As rural Australia comes out of drought, farmers are going to be looking at restocking their properties. The astute operators will consider adding cashmeres to their enterprise at this time for a number of very good reasons.

Price of Livestock

The prices being paid for both sheep and cattle at present are very high. This is great for the farmers who paid high feed prices during the drought to keep their animals alive, however not so good for those farmers who are now faced with prohibitive costs in restocking their properties.

Good fibre producing Cashmeres are reasonably priced and as they are very fertile, cashmere breeders are turning off numbers of does every year. Commercial does range in price from $60-$110 per head depending upon the age and quality of the animal. Good commercial bucks are available for around $500 per head. A mature buck should be able to service 80 - 100 does if in good condition. By buying quality bucks, it is possible to lift cashmere production of the herd fairly quickly.

For those wanting to get in at the top end you will find that some of the top breeders are willing to sell limited numbers of their best quality does each year for $1500 -$2000 each. Proven bucks of equal quality are also in limited supply and are valued from $3000.

The Weed Problem

The only plants which seem to thrive in times of drought are the weeds. Once the rain comes, the weeds really become prolific. The Cashmere goat is a biological weed buster . Cashmeres can even be used to control toxic plants like ragwort. These types of plants are more toxic at certain times and the goats seem to know this and leave them then. Goats do need time to adjust to eating new weeds,just as any livestock needs time to adjust to a new feed. Once adjusted and the weeds have become part of the Cashmeres diet, you have a cost effective and safe ( no chemical residues)solution to weed control ( Goat Note).

How goats control weeds

Goats help control weeds by:

  • Presenting the weed from flowering and dispersing seed.
  • Preferentially grazing the weed and so placing it at a disadvantage.
  • Ringbarkinmg or structurally weakening some shrub species.

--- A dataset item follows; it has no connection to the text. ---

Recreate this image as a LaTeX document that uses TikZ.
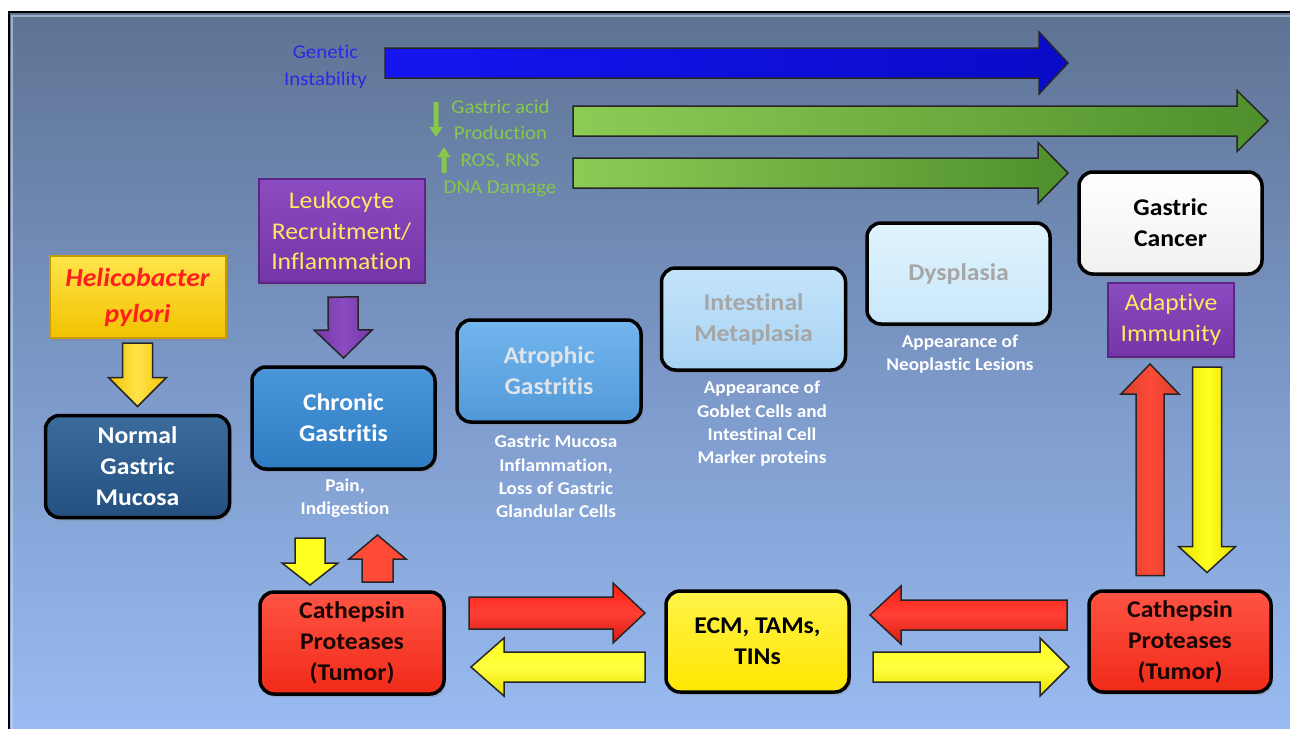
\documentclass[tikz,border=0pt]{standalone}
\usepackage{fontspec}
\setmainfont{Carlito}[Ligatures=NoCommon, FakeStretch=1.07]
\usetikzlibrary{calc,shadows}
\definecolor{bgT}{HTML}{5E7393}
\definecolor{bgM}{HTML}{7B98C8}
\definecolor{bgB}{HTML}{9ABCF2}
\definecolor{hpT}{HTML}{FFE44A}
\definecolor{hpB}{HTML}{F2C200}
\definecolor{hpD}{HTML}{C99A00}
\definecolor{hpText}{HTML}{FF1F1F}
\definecolor{leukT}{HTML}{8A4CC0}
\definecolor{leukB}{HTML}{7435A8}
\definecolor{leukD}{HTML}{5A2585}
\definecolor{ytext}{HTML}{FFE960}
\definecolor{ngmT}{HTML}{3B6C9C}
\definecolor{ngmB}{HTML}{245080}
\definecolor{cgT}{HTML}{4A96DA}
\definecolor{cgB}{HTML}{2F7CC2}
\definecolor{agT}{HTML}{74B6EE}
\definecolor{agB}{HTML}{5099D8}
\definecolor{agText}{HTML}{DFE4EA}
\definecolor{imT}{HTML}{C4E4FA}
\definecolor{imB}{HTML}{A8D3F4}
\definecolor{grayText}{HTML}{A6A6A6}
\definecolor{dysT}{HTML}{E0F3FD}
\definecolor{dysB}{HTML}{C9E8FA}
\definecolor{gcB}{HTML}{F0F0F0}
\definecolor{redT}{HTML}{FF5444}
\definecolor{redB}{HTML}{F02A18}
\definecolor{redText}{HTML}{1A0505}
\definecolor{ecmT}{HTML}{FFF34A}
\definecolor{ecmB}{HTML}{FFE600}
\definecolor{arRed}{HTML}{FF1E12}
\definecolor{arRed2}{HTML}{FF4A38}
\definecolor{arYel}{HTML}{FFFF1E}
\definecolor{arYelD}{HTML}{E8E000}
\definecolor{arBlue}{HTML}{1515F0}
\definecolor{arBlueD}{HTML}{0A0AC8}
\definecolor{grL}{HTML}{8CCC55}
\definecolor{grR}{HTML}{4F8F2C}
\definecolor{grText}{HTML}{86C74C}
\definecolor{blueText}{HTML}{2A2AE6}

\newcommand\blockarrow[6]{%
  \path coordinate (ba-n) at ($(#3)!#6!(#2)$);
  \draw[barrow,#1] ($(#2)!#4!90:(#3)$) -- ($(ba-n)!#4!-90:(#2)$) -- ($(ba-n)!#5!-90:(#2)$) -- (#3) -- ($(ba-n)!#5!90:(#2)$) -- ($(ba-n)!#4!90:(#2)$) -- ($(#2)!#4!-90:(#3)$) -- cycle;
}

\tikzset{
  rbox/.style={draw=black, line width=3.5pt, rounded corners=14pt, minimum width=183pt, minimum height=101pt, outer sep=0pt, align=center, inner sep=2pt, font=\fontsize{24}{31}\selectfont\bfseries, drop shadow={opacity=0.35, shadow xshift=2pt, shadow yshift=-3pt}},
  sbox/.style={line width=2pt, align=center, inner sep=2pt, outer sep=0pt, drop shadow={opacity=0.3, shadow xshift=2pt, shadow yshift=-3pt}},
  note/.style={text=white, align=center, font=\fontsize{18}{23.3}\selectfont\bfseries},
  barrow/.style={draw=black!85, line width=1.5pt, line join=miter},
  glabel/.style={text=grText, align=center, font=\fontsize{19.5}{26.5}\selectfont},
}

\begin{document}
\begin{tikzpicture}[x=1pt,y=-1pt]
\useasboundingbox (0,0) rectangle (1290,728);
\fill[white] (0,0) rectangle (1290,728);
\draw[line width=2.5pt, top color=bgT, bottom color=bgB, middle color=bgM] (9,12) rectangle (1296,736);
\draw[white!70!bgT, line width=2pt, opacity=0.6] (12,730) -- (12,16) -- (1292,16);

% nodes
\node[sbox, draw=hpD, top color=hpT, bottom color=hpB, minimum width=176pt, minimum height=82pt, text=hpText, font=\fontsize{26}{36}\selectfont\bfseries\itshape] (hp) at (137.5,297) {Helicobacter\\pylori};
\node[rbox, top color=ngmT, bottom color=ngmB, text=white, minimum width=184pt, minimum height=102pt] (ngm) at (137.5,466.5) {Normal\\Gastric\\Mucosa};
\node[sbox, draw=leukD, top color=leukT, bottom color=leukB, minimum width=166pt, minimum height=104pt, text=ytext, font=\fontsize{24}{30.5}\selectfont] (leuk) at (341.5,231) {Leukocyte\\Recruitment/\\Inflammation};
\node[rbox, top color=cgT, bottom color=cgB, text=white, minimum height=102pt] (cg) at (343.5,418) {Chronic\\Gastritis};
\node[rbox, top color=agT, bottom color=agB, text=agText, minimum width=184pt, minimum height=102pt] (ag) at (549,371) {Atrophic\\Gastritis};
\node[rbox, top color=imT, bottom color=imB, text=grayText, minimum width=184pt, minimum height=102pt] (im) at (753.5,319) {Intestinal\\Metaplasia};
\node[rbox, top color=dysT, bottom color=dysB, text=grayText] (dys) at (958.5,273.5) {Dysplasia};
\node[rbox, top color=white, bottom color=gcB, text=black, minimum height=102pt] (gc) at (1170.5,223) {Gastric\\Cancer};
\node[sbox, draw=leukD, top color=leukT, bottom color=leukB, minimum width=126pt, minimum height=74pt, text=ytext, font=\fontsize{24}{31}\selectfont] (ai) at (1171,320) {Adaptive\\Immunity};
\node[rbox, top color=redT, bottom color=redB, text=redText, minimum width=184pt, minimum height=102pt] (cpL) at (352,643) {Cathepsin\\Proteases\\(Tumor)};
\node[rbox, top color=ecmT, bottom color=ecmB, text=black] (ecm) at (757.5,641.5) {ECM, TAMs,\\TINs};
\node[rbox, top color=redT, bottom color=redB, text=redText, minimum width=182pt] (cpR) at (1180,641.5) {Cathepsin\\Proteases\\(Tumor)};

% notes
\node[note] (pain) at (345,498.5) {Pain,\\Indigestion};
\node[note] (agtxt) at (556,476.5) {Gastric Mucosa\\Inflammation,\\Loss of Gastric\\Glandular Cells};
\node[note] (imtxt) at (762,424) {Appearance of\\Goblet Cells and\\Intestinal Cell\\Marker proteins};
\node[note] (dystxt) at (960,354.5) {Appearance of\\Neoplastic Lesions};

% top labels
\node[text=blueText, align=center, font=\fontsize{19.5}{27}\selectfont] (gen) at (325.5,67) {Genetic\\Instability};
\node[glabel] (ga) at (500.5,120) {Gastric acid\\Production};
\node[glabel] (ros) at (500,175.5) {ROS, RNS\\DNA Damage};

% top arrows
\coordinate (bS) at (385,63); \coordinate (bE) at (1068,63);
\coordinate (g1S) at (573,121); \coordinate (g1E) at (1268,121);
\coordinate (g2S) at (573,173); \coordinate (g2E) at (1068,173);
\blockarrow{left color=arBlue, right color=arBlueD}{bS}{bE}{15pt}{31pt}{29pt}
\blockarrow{left color=grL, right color=grR}{g1S}{g1E}{15pt}{30.5pt}{31pt}
\blockarrow{left color=grL, right color=grR}{g2S}{g2E}{15pt}{30.5pt}{30pt}

\coordinate (sgdS) at (436,102); \coordinate (sgdE) at (436,137);
\coordinate (sguS) at (444,173); \coordinate (sguE) at (444,147);
\blockarrow{draw=none, fill=grText}{sgdS}{sgdE}{2.5pt}{6.5pt}{10pt}
\blockarrow{draw=none, fill=grText}{sguS}{sguE}{2.5pt}{6.5pt}{10pt}

% block arrows between nodes
\coordinate (a1s) at ($(hp.south)+(0,5)$);
\coordinate (a1e) at ($(ngm.north)+(0,-9)$);
\blockarrow{left color=hpB, right color=hpB, middle color=hpT}{a1s}{a1e}{15pt}{29pt}{29pt}

\coordinate (a2s) at ($(leuk.south)+(1.5,14)$);
\coordinate (a2e) at ($(cg.north)+(0,-9)$);
\blockarrow{left color=leukB, right color=leukB, middle color=leukT}{a2s}{a2e}{15pt}{29pt}{28pt}

\coordinate (a3s) at ($(cg.south)+(-33.5,69)$);
\coordinate (a3e) at ($(cpL.north)+(-42,-7)$);
\blockarrow{fill=arYel}{a3s}{a3e}{15pt}{28pt}{22pt}

\coordinate (a4s) at ($(cpL.north)+(25.5,-10)$);
\coordinate (a4e) at ($(cg.south)+(34,66)$);
\blockarrow{fill=arRed2}{a4s}{a4e}{15.5pt}{28.5pt}{24pt}

\coordinate (a5s) at ($(cpL.east)+(25,-30)$);
\coordinate (a5e) at ($(ecm.west)+(-21,-28.5)$);
\blockarrow{top color=arRed, bottom color=arRed!85!black, middle color=arRed!85!white}{a5s}{a5e}{16pt}{30pt}{32pt}

\coordinate (a6s) at ($(ecm.west)+(-21,25.5)$);
\coordinate (a6e) at ($(cpL.east)+(27,24)$);
\blockarrow{top color=arYel, bottom color=arYelD, middle color=arYel!85!white}{a6s}{a6e}{15pt}{29pt}{33pt}

\coordinate (a7s) at ($(cpR.west)+(-22,-26.5)$);
\coordinate (a7e) at ($(ecm.east)+(21,-26.5)$);
\blockarrow{top color=arRed, bottom color=arRed!85!black, middle color=arRed!85!white}{a7s}{a7e}{15pt}{29pt}{31pt}

\coordinate (a8s) at ($(ecm.east)+(24,25.5)$);
\coordinate (a8e) at ($(cpR.west)+(-20,25.5)$);
\blockarrow{top color=arYel, bottom color=arYelD, middle color=arYel!85!white}{a8s}{a8e}{15pt}{29pt}{29pt}

\coordinate (a9s) at ($(cpR.north)+(-30,-15.5)$);
\coordinate (a9e) at ($(ai.south)+(-21,7)$);
\blockarrow{left color=arRed2!85!black, right color=arRed2!85!black, middle color=arRed2}{a9s}{a9e}{14pt}{29pt}{30pt}

\coordinate (a10s) at ($(ai.south)+(36,10)$);
\coordinate (a10e) at ($(cpR.north)+(27,-18.5)$);
\blockarrow{left color=arYelD, right color=arYelD, middle color=arYel}{a10s}{a10e}{14.5pt}{28.5pt}{26pt}
\end{tikzpicture}
\end{document}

Increasing Returns For Cashmere

The structure of the Cashmere Industry is changing at present. These changes aim to shorten the supply chain channels, thus reducing costs. The savings are being passed back to growers in the form of increased returns for fibre. Cashmere Connections, the Australian processor of Cashmere, is now buying cashmere from Producers. It is in the interests of Cashmere Connections to have the Australian Cashmere Industry expand, hence they will be working very hard to not only lift returns to producers, but also to put money into back into producers pockets on receival of their fibre.

Genetic Improvement = Commercially Viable Cashmeres

The Australian Cashmere Goat has evolved through successive generations of selective breeding for cashmere down production, by a number of dedicated breeders. In 1980 Cashmere foundation herds produced less than 100grams of cashmere down per head. Today there are commercial producers who average 250- 300grams of cashmere per head, with an increasing number of elite animals producing 600 grams with a mean fibre diameter less than 17um.

Not only is there more cashmere on today's Australian Cashmere Goat, but on the whole, the cashmere is finer, longer and more even across the animal. Good breeding has done away with the coarse cashgora necks. All of these things put together mean that today's Australian Cashmere, not only produces more cashmere, but that cashmere is more valuable than the cashmere produced by earlier generations of the animal.